Glenn Tilton, chairman, president and chief
executive officer of UAL Corp., will serve as non-executive
chairman of the combined company’s Board of Directors through
31 December 2012 or the second anniversary of closing, whichever
is later. Jeff Smisek, Continental’s chairman, president and chief
executive officer, will be chief executive officer and a member of
the Board of Directors. He will also become executive chairman of
the Board upon Tilton’s ceasing to be non-executive chairman.
The combined company’s
management team is expected to include a balanced selection of
executives from each company with the intention that each company
will contribute roughly equal numbers. In addition to Smisek and
Tilton, the 16-member Board of Directors will include six
independent directors from each of the two companies and two union
directors required by United’s charter.
The holding company for the new entity will be
named United Continental Holdings, Inc. and the name of the
airline will be United Airlines. The marketing brand will be a
combination of the brands of both companies. Aircraft will have
the Continental livery, logo and colors but will carry the United name, and
the announcement campaign slogan will be “Let’s Fly Together”.
The
new company’s corporate and operational headquarters will be in
Chicago and it will maintain a significant presence in Houston,
which will be the combined company’s largest hub. Additionally,
the CEO will maintain offices in both Chicago and Houston.
Tilton said, “Today is a great day for our customers, our
employees, our shareholders and our communities as we bring
together our two companies in a merger of equals to create a
world-class and truly global airline with an unparalleled network
serving communities worldwide with outstanding customer service.
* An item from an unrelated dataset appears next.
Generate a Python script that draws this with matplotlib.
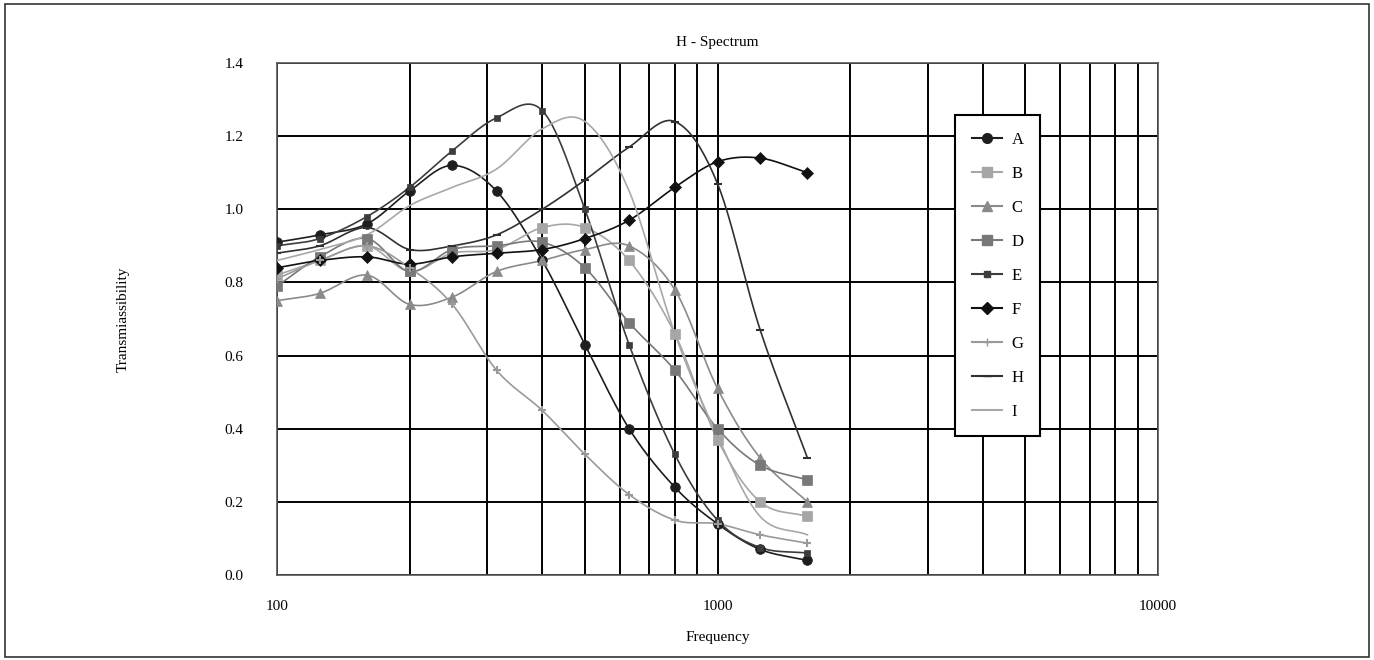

Building on our Star Alliance partnership, we are creating a
stronger, more efficient airline, both operationally and
financially, better positioned to succeed in a dynamic and highly
competitive global aviation industry. This combination will
provide a strong platform for sustainable, long-term value for
shareholders, opportunities for employees, and more and better
scheduled service and destinations for customers. Knowing and
respecting our colleagues at Continental as we do, we are
confident that together we can compete successfully in what is
now, clearly, a global marketplace.”
The combination of United and Continental brings
together two complementary
networks, with minimal domestic and no
international route overlaps. The
combined company will have 10 hubs, including hubs in the four
largest cities in the United States. Together, Continental and United serve
more than 144 million passengers per year as they fly to 370
destinations in 59 countries.
The airline said that the effect of the merger
on front-line employees will be "minimal, with reductions coming
principally from retirements, attrition and voluntary programs".
On a pro forma basis,
the combined company would have annual revenues of approximately
$29 billion based on 2009 financial results, and an unrestricted
cash balance of approximately $7.4 billion as of the end of first
quarter 2010, including United’s recently closed financing
transaction.
In the merger, Continental shareholders will
receive 1.05 shares of United common stock for each Continental
common share they own. United shareholders would own approximately
55% of the equity of the combined company and Continental
shareholders would own approximately 45%, including in-the-money
convertible securities on an as-converted basis.
The merger
is expected to deliver $1.0 billion to $1.2 billion in net annual
synergies by 2013, including between $800 million and $900 million
of incremental annual revenues, in large part from expanded
customer options resulting from the greater scope and scale of the
network, and additional international service enabled by the
broader network of the combined carrier. Expected synergies are in
addition to the significant benefits derived from the companies’
existing alliance and expected from their future joint venture
relationships. The combined company is also expected to realize
between $200 million and $300 million of net cost synergies on a
run-rate basis by 2013. One-time costs related to the transaction
are expected to total approximately $1.2 billion spread over a
three-year period.
The merger, which has been approved unanimously by
the Boards of Directors of both companies, is conditioned on
approval by the shareholders of both companies, receipt of
regulatory clearance, and customary closing conditions. The
companies expect to complete the transaction in the fourth quarter
of 2010. During the period between signing and closing of the
merger, the CEOs of both companies will lead a transition team,
which will develop a specific integration plan.